■ What you need to do: Reproduce the top of the data verbatim, through and including the line that contains "12.475, 12.256, 12.256];".

■ Available data:

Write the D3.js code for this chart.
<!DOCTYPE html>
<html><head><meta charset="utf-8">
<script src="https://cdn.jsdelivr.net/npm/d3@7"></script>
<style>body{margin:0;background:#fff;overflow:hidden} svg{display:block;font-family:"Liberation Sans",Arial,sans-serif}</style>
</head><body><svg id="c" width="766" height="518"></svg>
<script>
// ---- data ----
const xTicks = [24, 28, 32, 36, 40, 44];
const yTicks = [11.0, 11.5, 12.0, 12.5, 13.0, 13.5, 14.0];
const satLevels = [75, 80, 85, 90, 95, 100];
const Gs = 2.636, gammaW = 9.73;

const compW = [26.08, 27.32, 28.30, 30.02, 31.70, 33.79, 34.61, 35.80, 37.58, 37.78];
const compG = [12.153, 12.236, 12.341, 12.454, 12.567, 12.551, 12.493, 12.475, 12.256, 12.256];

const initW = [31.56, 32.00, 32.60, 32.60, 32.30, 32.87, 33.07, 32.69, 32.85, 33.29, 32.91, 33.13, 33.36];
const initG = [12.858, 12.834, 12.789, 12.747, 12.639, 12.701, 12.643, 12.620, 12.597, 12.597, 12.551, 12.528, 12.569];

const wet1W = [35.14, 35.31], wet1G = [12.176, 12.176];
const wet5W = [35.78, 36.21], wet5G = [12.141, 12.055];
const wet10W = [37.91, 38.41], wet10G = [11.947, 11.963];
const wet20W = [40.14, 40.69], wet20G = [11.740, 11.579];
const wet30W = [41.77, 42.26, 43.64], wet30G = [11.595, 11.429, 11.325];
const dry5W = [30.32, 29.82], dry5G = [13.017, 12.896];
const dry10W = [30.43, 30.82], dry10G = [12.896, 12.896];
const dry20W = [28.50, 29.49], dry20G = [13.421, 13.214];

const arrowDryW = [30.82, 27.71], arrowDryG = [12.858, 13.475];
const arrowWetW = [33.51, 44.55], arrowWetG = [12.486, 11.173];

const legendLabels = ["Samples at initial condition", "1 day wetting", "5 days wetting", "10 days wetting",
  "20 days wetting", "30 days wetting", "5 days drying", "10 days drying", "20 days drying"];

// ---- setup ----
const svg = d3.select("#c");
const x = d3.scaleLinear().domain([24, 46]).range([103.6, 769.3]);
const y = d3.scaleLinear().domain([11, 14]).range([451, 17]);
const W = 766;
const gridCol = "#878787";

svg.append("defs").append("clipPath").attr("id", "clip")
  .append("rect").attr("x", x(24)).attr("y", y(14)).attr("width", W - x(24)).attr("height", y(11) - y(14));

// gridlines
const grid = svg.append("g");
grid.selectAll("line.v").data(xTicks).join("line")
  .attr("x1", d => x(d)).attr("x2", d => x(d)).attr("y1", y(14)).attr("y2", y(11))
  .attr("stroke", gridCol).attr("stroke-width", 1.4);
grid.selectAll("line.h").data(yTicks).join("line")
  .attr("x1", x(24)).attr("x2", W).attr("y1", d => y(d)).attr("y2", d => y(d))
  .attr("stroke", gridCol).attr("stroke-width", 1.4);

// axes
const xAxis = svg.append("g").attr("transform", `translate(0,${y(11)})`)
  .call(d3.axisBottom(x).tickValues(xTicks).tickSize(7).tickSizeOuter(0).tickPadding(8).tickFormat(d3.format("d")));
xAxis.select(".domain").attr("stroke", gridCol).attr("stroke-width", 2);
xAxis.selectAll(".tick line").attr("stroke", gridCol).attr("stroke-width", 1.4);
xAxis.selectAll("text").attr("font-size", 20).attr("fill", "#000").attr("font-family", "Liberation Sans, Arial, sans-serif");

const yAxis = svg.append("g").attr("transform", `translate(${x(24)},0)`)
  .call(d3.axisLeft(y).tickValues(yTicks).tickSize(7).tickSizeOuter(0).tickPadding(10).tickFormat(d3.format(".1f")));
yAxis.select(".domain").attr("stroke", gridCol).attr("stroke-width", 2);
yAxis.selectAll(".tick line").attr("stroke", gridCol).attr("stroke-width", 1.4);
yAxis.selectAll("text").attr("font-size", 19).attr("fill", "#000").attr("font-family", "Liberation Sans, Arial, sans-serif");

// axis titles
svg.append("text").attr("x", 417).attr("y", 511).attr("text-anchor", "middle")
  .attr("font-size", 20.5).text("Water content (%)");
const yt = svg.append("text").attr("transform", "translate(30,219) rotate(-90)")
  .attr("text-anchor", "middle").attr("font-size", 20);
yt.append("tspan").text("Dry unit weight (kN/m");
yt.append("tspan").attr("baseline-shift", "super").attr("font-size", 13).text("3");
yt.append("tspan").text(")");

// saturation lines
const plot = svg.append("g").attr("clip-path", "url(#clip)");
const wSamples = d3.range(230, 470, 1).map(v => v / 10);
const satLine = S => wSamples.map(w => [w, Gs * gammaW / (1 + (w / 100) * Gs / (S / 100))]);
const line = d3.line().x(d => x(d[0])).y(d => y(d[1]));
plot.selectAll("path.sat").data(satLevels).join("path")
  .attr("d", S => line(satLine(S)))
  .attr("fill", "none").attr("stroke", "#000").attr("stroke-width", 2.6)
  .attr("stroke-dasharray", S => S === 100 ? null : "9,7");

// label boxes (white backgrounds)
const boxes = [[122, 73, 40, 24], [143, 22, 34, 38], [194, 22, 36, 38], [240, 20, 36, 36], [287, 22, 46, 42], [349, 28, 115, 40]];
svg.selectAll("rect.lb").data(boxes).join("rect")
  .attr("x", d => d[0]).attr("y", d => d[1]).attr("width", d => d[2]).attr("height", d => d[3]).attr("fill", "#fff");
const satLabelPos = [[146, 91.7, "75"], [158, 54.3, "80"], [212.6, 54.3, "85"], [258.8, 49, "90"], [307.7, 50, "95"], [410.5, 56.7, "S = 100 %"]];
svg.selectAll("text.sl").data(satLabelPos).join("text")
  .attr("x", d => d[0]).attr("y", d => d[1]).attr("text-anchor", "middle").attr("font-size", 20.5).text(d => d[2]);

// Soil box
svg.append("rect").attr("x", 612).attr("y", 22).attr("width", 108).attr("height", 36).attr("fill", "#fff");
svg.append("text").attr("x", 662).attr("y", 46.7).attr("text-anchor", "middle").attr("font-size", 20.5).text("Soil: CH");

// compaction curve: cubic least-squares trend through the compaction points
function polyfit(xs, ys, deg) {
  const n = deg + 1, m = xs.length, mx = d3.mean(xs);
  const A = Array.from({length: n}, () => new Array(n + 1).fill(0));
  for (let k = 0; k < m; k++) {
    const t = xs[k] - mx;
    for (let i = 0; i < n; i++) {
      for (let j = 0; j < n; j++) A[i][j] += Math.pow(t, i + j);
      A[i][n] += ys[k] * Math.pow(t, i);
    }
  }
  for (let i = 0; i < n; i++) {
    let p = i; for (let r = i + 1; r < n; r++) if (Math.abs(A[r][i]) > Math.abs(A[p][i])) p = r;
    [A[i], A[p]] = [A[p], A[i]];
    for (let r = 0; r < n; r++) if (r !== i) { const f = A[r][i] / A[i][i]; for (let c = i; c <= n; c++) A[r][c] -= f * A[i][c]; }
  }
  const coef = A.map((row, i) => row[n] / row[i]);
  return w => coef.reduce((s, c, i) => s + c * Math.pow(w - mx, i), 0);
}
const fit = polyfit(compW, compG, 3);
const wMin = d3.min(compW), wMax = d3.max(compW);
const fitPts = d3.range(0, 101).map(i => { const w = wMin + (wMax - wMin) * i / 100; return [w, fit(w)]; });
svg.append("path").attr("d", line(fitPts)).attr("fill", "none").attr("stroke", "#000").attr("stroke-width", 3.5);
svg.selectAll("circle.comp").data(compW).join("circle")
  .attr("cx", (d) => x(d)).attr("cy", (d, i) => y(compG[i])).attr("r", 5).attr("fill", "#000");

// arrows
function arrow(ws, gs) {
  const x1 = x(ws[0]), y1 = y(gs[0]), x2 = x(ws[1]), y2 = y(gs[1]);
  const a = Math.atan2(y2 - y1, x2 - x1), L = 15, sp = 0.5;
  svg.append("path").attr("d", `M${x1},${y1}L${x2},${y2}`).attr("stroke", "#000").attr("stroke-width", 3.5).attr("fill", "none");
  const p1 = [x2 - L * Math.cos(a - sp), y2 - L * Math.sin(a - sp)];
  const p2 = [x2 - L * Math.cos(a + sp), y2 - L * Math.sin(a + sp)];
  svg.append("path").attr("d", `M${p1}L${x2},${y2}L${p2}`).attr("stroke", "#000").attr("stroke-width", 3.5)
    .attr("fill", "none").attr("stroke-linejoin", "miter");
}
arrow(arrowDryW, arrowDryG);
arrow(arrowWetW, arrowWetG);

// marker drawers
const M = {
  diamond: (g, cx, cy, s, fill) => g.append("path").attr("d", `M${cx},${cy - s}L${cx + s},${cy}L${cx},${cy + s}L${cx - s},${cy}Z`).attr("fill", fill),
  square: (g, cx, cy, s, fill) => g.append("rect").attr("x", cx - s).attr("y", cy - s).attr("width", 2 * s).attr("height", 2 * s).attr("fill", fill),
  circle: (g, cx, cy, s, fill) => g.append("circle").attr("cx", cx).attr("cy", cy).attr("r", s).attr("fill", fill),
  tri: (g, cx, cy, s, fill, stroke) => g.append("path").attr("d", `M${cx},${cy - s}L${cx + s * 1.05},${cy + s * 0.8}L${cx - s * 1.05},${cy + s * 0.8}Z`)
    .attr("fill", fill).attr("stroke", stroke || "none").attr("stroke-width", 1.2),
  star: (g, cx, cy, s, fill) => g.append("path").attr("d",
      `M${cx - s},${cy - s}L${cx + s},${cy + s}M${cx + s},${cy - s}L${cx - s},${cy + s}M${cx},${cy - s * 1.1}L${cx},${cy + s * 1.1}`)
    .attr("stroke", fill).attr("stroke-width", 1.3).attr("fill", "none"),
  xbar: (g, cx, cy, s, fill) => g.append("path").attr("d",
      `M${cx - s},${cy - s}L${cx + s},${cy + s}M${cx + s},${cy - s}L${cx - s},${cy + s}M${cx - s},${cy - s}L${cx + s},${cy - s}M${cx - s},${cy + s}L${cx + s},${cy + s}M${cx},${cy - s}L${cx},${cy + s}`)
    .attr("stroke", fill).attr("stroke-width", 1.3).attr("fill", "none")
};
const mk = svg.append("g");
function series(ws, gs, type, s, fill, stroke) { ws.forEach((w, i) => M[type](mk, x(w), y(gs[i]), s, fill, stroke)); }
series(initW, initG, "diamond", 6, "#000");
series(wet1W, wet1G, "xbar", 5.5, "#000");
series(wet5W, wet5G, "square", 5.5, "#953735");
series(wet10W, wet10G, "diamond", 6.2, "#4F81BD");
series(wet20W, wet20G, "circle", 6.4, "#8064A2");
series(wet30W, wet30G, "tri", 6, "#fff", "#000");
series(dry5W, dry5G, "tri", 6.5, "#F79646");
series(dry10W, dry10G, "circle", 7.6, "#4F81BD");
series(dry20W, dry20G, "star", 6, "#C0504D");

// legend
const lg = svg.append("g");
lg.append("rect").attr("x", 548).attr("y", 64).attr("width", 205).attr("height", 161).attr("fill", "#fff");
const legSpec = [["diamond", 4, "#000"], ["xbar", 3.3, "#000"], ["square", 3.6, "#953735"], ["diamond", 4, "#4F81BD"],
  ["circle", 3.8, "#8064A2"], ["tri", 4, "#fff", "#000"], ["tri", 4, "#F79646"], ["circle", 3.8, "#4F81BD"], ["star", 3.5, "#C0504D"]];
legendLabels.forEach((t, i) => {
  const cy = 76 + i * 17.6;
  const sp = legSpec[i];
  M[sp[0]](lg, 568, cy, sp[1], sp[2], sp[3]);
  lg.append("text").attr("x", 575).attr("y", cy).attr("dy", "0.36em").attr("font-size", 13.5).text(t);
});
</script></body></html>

■ Answer for the task:
Write the D3.js code for this chart.
<!DOCTYPE html>
<html><head><meta charset="utf-8">
<script src="https://cdn.jsdelivr.net/npm/d3@7"></script>
<style>body{margin:0;background:#fff;overflow:hidden} svg{display:block;font-family:"Liberation Sans",Arial,sans-serif}</style>
</head><body><svg id="c" width="766" height="518"></svg>
<script>
// ---- data ----
const xTicks = [24, 28, 32, 36, 40, 44];
const yTicks = [11.0, 11.5, 12.0, 12.5, 13.0, 13.5, 14.0];
const satLevels = [75, 80, 85, 90, 95, 100];
const Gs = 2.636, gammaW = 9.73;

const compW = [26.08, 27.32, 28.30, 30.02, 31.70, 33.79, 34.61, 35.80, 37.58, 37.78];
const compG = [12.153, 12.236, 12.341, 12.454, 12.567, 12.551, 12.493, 12.475, 12.256, 12.256];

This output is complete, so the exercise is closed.